Issue two: Introduction of the MAC Clause
The Court of Appeal found that the introduction of the MAC Clause in the 19 December 2008 bonus letters constituted a breach of the implied duty of mutual trust and confidence.
It was the Bank’s case that the MAC Clause had been introduced as a result of genuine concern about the deteriorating financial situation of DKIB at the time and the potential breach of German law if payment of the bonus pool was made without proper regard the best interests of the Bank.

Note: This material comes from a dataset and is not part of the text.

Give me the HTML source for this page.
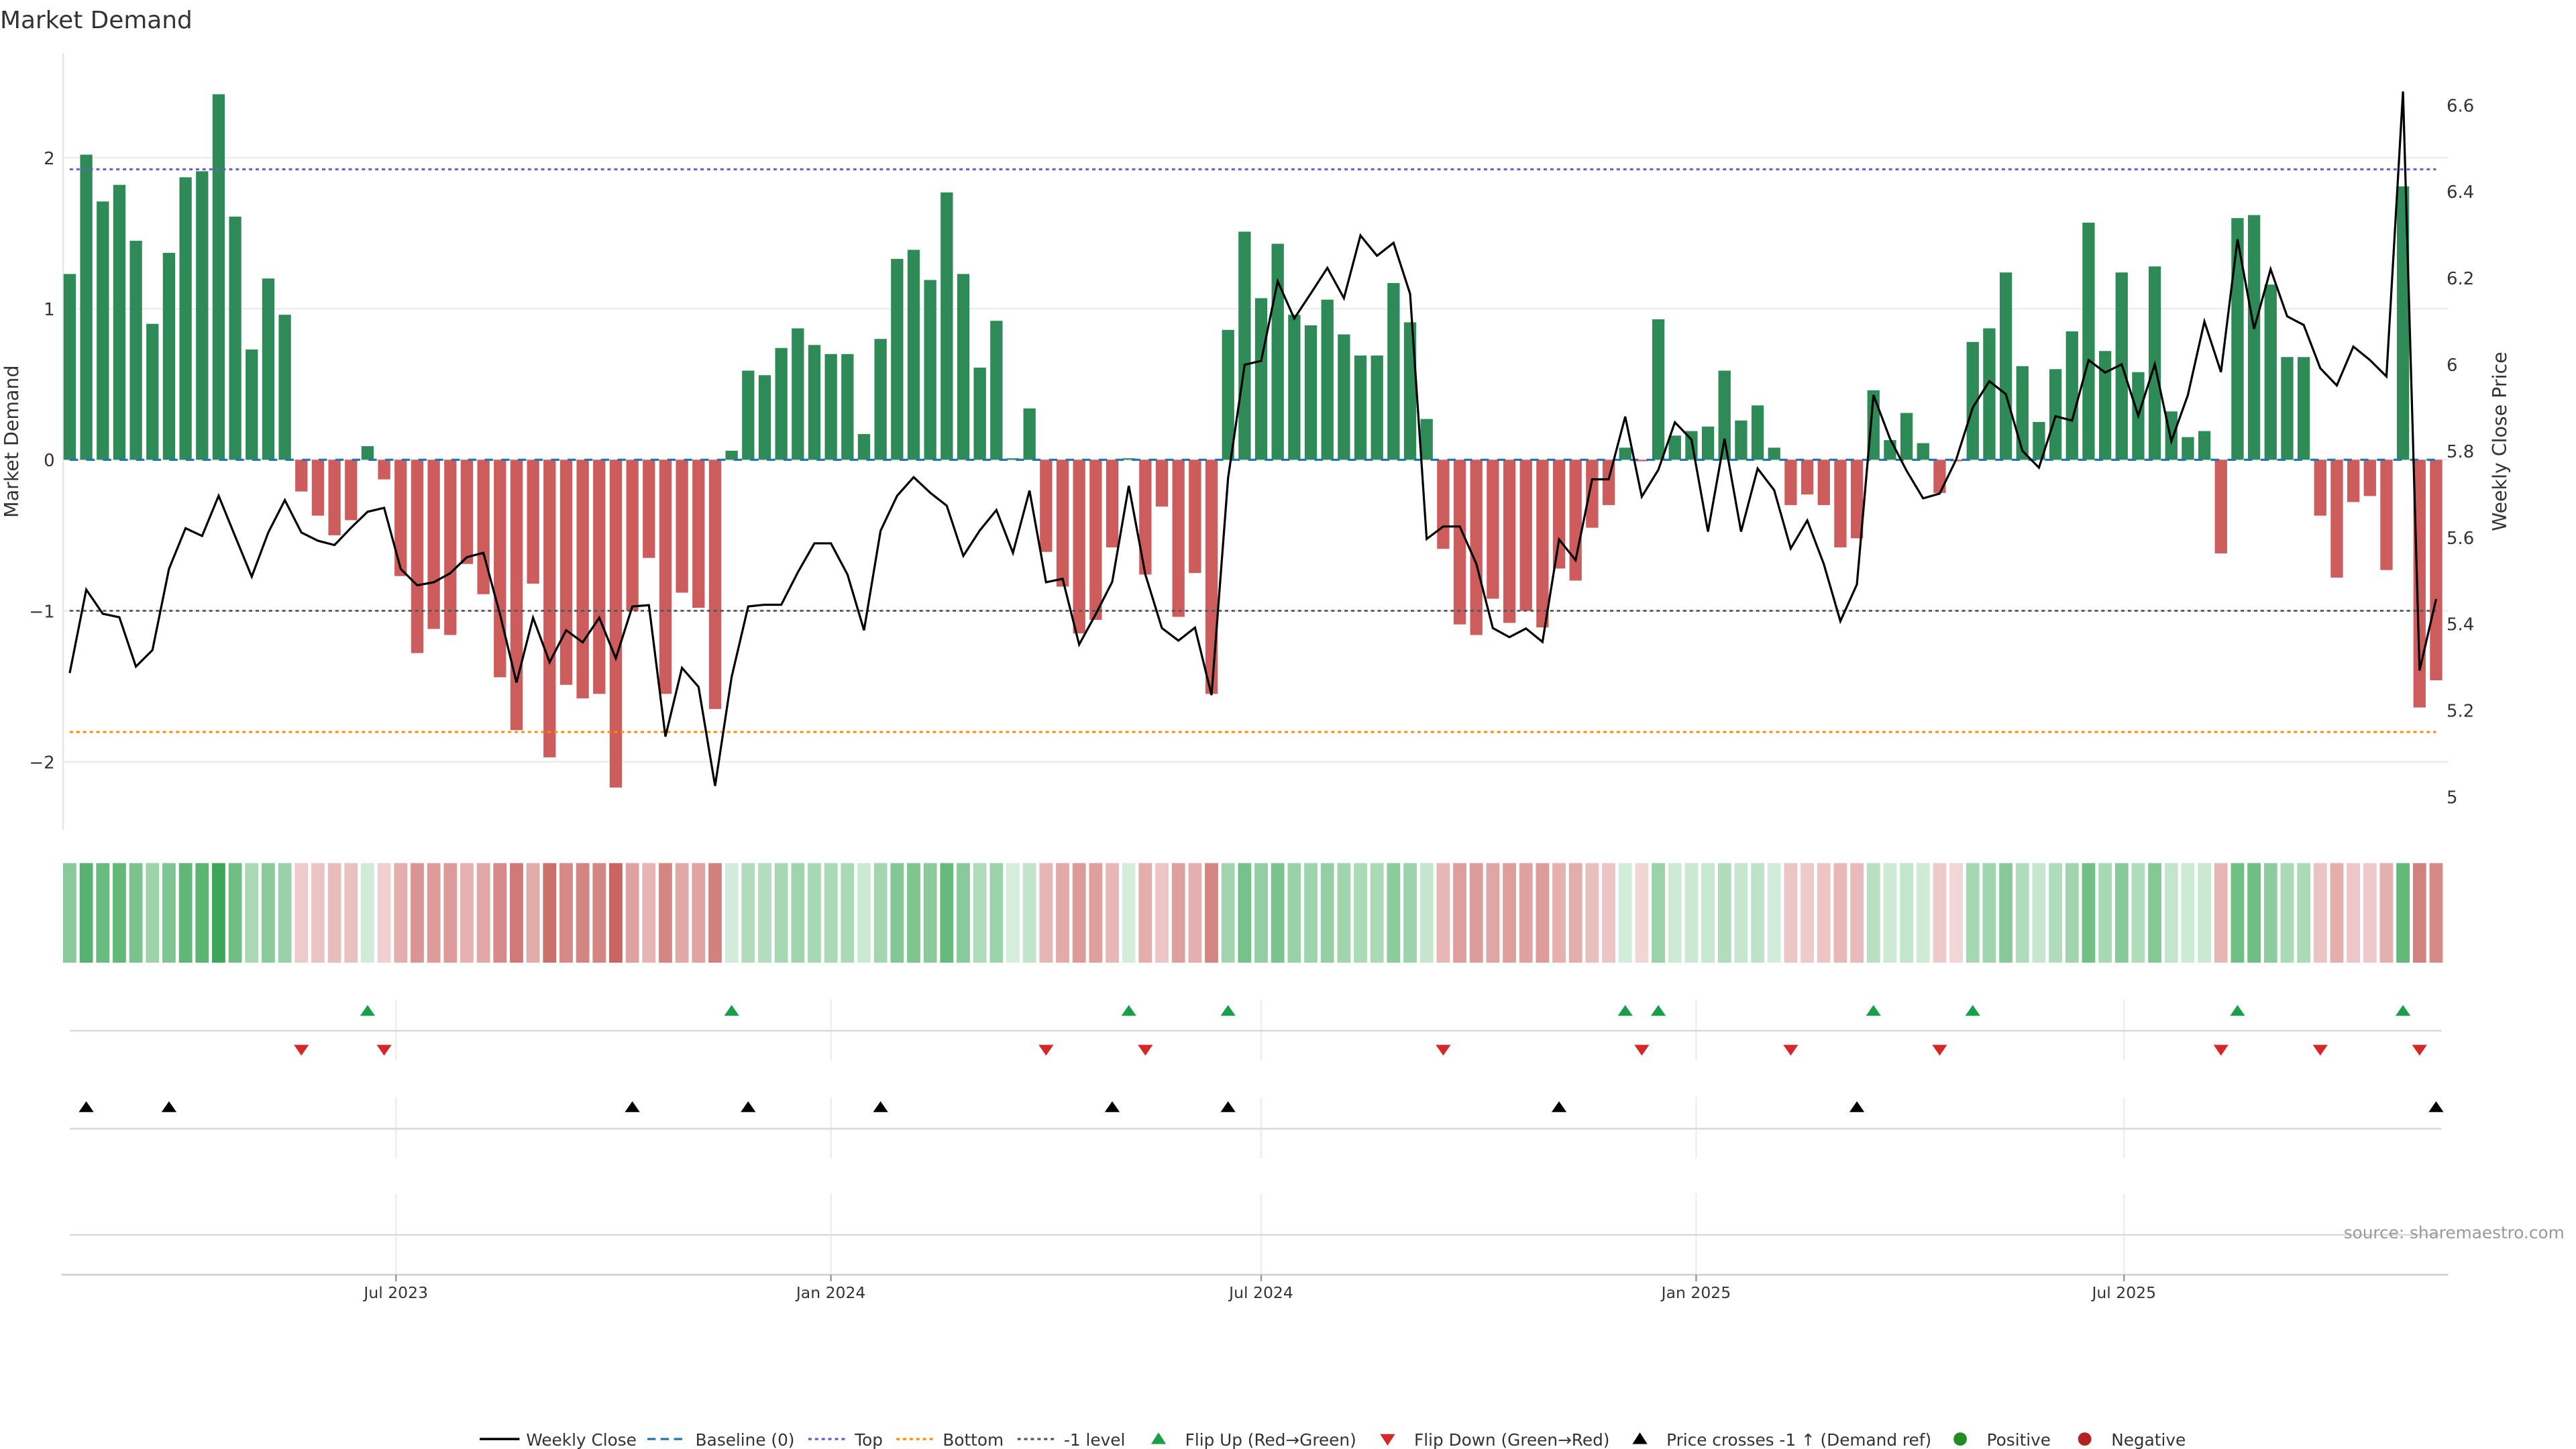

However, the Court of Appeal decided that the MAC Clause was introduced due to pressure from Commerzbank, which was likely to face public criticism for paying substantial bonuses at a time when it had received financial support from the German government. The Court acknowledged that this was understandable given the public perception of bonus payments in the context of the support for Commerzbank provided by the German government, but nonetheless held that this was not a reasonable and proper cause which justified DBAG in introducing the MAC Clause and thereby damaging trust and confidence between the Bank and its employees.
Issue three: Construction of the MAC Clause
Since the Court of Appeal found in favour of the Claimants on the first two issues, it was not necessary for the Court to make a determination on this issue.